根据他们的研究结果,你越博览群书,你就越觉得你小时候喜欢读书,你也就越觉得你小时候所有的孩子都喜欢读书。反过来,在我们看来,今天的儿童是有客观缺陷的。

 

“Basically, what we do is take our current standing on that trait and we impose it back in time,” Protzko explained. Not only that, he said, the opinion is extended to peers, so people who consider themselves to have been well-read as children remember children in general being that way. In addition, the responses indicating that adults enjoying reading as much as they did as children suggests that “participants are not sensing a constant generational decline, but instead believe that it is only uniquely children today who are deficient.”

Protzko解释说:“基本上,我们所做的就是用我们目前的立场来看待这种特质,并把它强加到过去。”不仅如此,他说,这种观点也适用于同龄人,所以那些认为自己在孩童时期就博览群书的人,通常会认为孩子都是这样的。此外,表明成年人和儿童一样喜欢阅读的回答表明,“参与者并没有感觉到代沟的持续减少,相反,他们认为只有今天的儿童才存在阅读缺陷。”

 

To further identify the effect of memory as a mediator, the researchers put participants through one final exercise. Participants were tested to see how well-read they were, but were given false feedback.

为了进一步确定记忆作为中介的作用,研究人员让参与者进行最后一次练习。研究人员对参与者进行了测试,看他们的阅读能力如何,但他们得到了错误的反馈。

 

“We told some of them they were in the top 33% of the national population or in the bottom 33% of the population,” Protzko said. “It turns out that doing that changes how they feel about their own standing about being well-read.” The feedback even went so far as to cause the participants to revise their memories of the past, so that when asked about their opinions on kids these days and their reading habits, those that scored “low” not only generalized their performance to kids of the past (e.g., kids before weren’t very well-read), but also softened their views on the supposed decline of kids these days with respect to reading.

Protzko说:“我们告诉其中一些人,他们属于全国人口的前33%或后33%。

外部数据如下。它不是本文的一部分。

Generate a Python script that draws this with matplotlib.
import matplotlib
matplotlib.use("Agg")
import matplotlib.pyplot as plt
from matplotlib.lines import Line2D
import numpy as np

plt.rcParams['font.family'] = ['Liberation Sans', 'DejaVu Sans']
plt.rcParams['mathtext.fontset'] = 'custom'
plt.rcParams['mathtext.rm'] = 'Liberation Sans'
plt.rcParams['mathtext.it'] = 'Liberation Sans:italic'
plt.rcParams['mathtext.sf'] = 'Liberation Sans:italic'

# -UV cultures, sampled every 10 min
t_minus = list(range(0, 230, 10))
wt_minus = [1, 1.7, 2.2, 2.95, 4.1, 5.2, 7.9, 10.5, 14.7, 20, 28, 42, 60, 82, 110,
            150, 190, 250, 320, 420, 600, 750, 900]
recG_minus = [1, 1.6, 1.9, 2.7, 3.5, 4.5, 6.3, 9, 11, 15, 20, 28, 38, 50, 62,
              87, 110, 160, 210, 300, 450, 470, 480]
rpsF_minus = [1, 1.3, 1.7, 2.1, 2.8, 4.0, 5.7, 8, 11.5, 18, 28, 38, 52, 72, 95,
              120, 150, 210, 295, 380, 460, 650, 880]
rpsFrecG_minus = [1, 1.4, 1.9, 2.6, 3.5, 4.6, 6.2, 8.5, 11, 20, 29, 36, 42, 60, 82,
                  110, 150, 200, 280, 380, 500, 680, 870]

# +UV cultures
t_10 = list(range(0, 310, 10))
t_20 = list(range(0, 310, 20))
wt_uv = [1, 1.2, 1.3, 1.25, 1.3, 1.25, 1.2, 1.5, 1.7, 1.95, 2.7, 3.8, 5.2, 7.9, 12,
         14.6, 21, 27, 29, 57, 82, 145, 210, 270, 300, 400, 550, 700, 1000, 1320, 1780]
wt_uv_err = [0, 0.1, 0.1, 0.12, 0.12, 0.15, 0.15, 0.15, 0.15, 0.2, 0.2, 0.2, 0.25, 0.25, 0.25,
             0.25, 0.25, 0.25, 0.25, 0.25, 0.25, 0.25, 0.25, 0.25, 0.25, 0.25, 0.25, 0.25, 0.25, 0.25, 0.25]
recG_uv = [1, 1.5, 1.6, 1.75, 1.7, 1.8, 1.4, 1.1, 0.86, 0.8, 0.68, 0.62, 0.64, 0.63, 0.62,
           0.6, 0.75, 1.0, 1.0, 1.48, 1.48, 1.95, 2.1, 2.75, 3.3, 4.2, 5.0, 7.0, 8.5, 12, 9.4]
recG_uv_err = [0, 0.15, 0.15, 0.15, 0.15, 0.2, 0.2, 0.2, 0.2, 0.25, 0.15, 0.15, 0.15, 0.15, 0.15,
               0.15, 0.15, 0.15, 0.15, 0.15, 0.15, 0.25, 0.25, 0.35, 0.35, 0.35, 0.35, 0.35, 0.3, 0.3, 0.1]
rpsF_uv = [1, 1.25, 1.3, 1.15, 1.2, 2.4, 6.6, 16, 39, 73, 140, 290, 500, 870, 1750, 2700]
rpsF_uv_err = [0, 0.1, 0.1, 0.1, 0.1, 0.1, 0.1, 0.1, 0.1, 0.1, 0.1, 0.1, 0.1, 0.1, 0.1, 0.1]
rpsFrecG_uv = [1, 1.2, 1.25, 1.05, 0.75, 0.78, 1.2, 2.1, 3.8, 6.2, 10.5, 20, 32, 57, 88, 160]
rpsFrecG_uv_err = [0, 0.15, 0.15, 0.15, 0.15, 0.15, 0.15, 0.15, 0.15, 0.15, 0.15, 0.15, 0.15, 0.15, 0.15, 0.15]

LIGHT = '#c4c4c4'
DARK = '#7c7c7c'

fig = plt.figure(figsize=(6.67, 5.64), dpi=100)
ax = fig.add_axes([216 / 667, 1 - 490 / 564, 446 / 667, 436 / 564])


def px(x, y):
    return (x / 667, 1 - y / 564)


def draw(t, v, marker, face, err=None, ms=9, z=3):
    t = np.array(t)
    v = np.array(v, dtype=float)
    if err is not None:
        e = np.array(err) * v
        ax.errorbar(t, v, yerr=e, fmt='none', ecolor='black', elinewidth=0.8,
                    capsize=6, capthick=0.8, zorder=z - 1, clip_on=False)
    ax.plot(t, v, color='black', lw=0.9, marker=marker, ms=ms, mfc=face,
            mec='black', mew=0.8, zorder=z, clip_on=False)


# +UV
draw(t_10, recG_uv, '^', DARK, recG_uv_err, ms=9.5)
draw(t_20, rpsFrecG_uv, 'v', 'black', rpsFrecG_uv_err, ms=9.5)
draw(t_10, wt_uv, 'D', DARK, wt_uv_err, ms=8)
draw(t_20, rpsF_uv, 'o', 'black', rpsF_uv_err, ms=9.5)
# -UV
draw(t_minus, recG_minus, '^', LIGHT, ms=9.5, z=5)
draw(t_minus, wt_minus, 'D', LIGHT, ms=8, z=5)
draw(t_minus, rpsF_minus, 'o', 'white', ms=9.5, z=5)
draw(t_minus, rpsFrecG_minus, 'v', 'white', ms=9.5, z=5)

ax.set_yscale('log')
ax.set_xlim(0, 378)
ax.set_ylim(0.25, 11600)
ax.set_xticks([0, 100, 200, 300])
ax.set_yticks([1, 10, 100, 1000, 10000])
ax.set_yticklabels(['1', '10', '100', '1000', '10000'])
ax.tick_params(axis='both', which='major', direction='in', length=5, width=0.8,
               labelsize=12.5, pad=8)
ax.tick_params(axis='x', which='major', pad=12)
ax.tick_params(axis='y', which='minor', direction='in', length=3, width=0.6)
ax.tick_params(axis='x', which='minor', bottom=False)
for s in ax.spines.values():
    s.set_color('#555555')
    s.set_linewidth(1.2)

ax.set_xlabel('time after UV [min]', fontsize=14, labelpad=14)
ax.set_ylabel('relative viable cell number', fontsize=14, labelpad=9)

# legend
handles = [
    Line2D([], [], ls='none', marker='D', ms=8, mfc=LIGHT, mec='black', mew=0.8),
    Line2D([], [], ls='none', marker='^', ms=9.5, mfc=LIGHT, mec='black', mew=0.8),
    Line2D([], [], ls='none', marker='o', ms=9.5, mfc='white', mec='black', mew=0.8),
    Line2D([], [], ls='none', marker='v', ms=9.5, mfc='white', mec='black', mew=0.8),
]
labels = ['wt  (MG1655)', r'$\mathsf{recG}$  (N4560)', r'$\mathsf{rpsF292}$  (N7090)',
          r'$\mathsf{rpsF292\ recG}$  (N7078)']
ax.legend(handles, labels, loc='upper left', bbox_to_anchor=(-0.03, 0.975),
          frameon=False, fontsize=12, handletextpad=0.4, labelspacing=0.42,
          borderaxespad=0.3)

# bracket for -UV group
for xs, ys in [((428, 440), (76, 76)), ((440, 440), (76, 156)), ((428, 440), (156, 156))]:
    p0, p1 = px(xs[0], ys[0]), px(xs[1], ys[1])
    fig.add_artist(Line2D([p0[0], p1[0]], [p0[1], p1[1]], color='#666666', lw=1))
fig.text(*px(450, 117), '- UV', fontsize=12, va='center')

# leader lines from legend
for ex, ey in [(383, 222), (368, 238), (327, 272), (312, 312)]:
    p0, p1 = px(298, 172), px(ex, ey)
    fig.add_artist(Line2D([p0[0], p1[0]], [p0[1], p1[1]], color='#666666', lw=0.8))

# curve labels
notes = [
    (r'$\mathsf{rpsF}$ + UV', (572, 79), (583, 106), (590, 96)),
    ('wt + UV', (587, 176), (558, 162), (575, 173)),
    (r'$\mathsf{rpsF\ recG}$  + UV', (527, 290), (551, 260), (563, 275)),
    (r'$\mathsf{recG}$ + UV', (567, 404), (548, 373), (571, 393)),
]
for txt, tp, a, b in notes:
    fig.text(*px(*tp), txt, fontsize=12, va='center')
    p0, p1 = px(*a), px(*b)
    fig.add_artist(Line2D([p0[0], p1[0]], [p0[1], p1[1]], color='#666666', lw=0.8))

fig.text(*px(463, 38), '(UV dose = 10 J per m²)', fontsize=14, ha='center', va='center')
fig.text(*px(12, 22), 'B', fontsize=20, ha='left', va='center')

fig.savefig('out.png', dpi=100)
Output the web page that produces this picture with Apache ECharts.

事实证明,这样做会改变他们对自己博览群书地位的看法。”该反馈甚至导致参与者修改过去的记忆,当被问及他们对现在的孩子和他们阅读习惯的意见时,那些得分“低”的参与者不仅将他们的表现概括为过去孩子的特性(例如,以前的孩子阅读能力不是很好),而且还软化了他们对现在孩子阅读能力下降的看法。

 

“These things aren’t necessarily happening consciously,” Protzko said of the phenomenon memory researchers call “presentism.” This bias, he added, is so ingrained in our memory systems that it’s unlikely we’ll ever stop thinking the kids these days represent a decline in our society.

“这些事情的发生不一定是有意识地,”Protzko在谈记忆研究者称之为“现实性”现象时提到。他补充说,“这种偏见在我们的记忆系统中根深蒂固,因而我们很大可能性认为现在的孩子代表着我们社会的衰落。”

 

“It’s a memory tic — you take what you presently are and you impose that on your memories,” he said, “It’s why the ‘decline’ seems so obvious to us. We have little objective evidence about what children were like, and certainly no personal objective evidence. All we have is our memory to rely on, and the biases that come with it.”

“这是一种记忆抽搐——你接受你现在的样子,并把它强加在你的记忆上,”他说,“这就是为什么‘衰退’对我们来说如此明显。我们几乎没有关于孩子应该是什么样子的客观证据,当然也没有个人的客观证据。我们所拥有的只是可以依赖的记忆,以及随之而来的偏见。”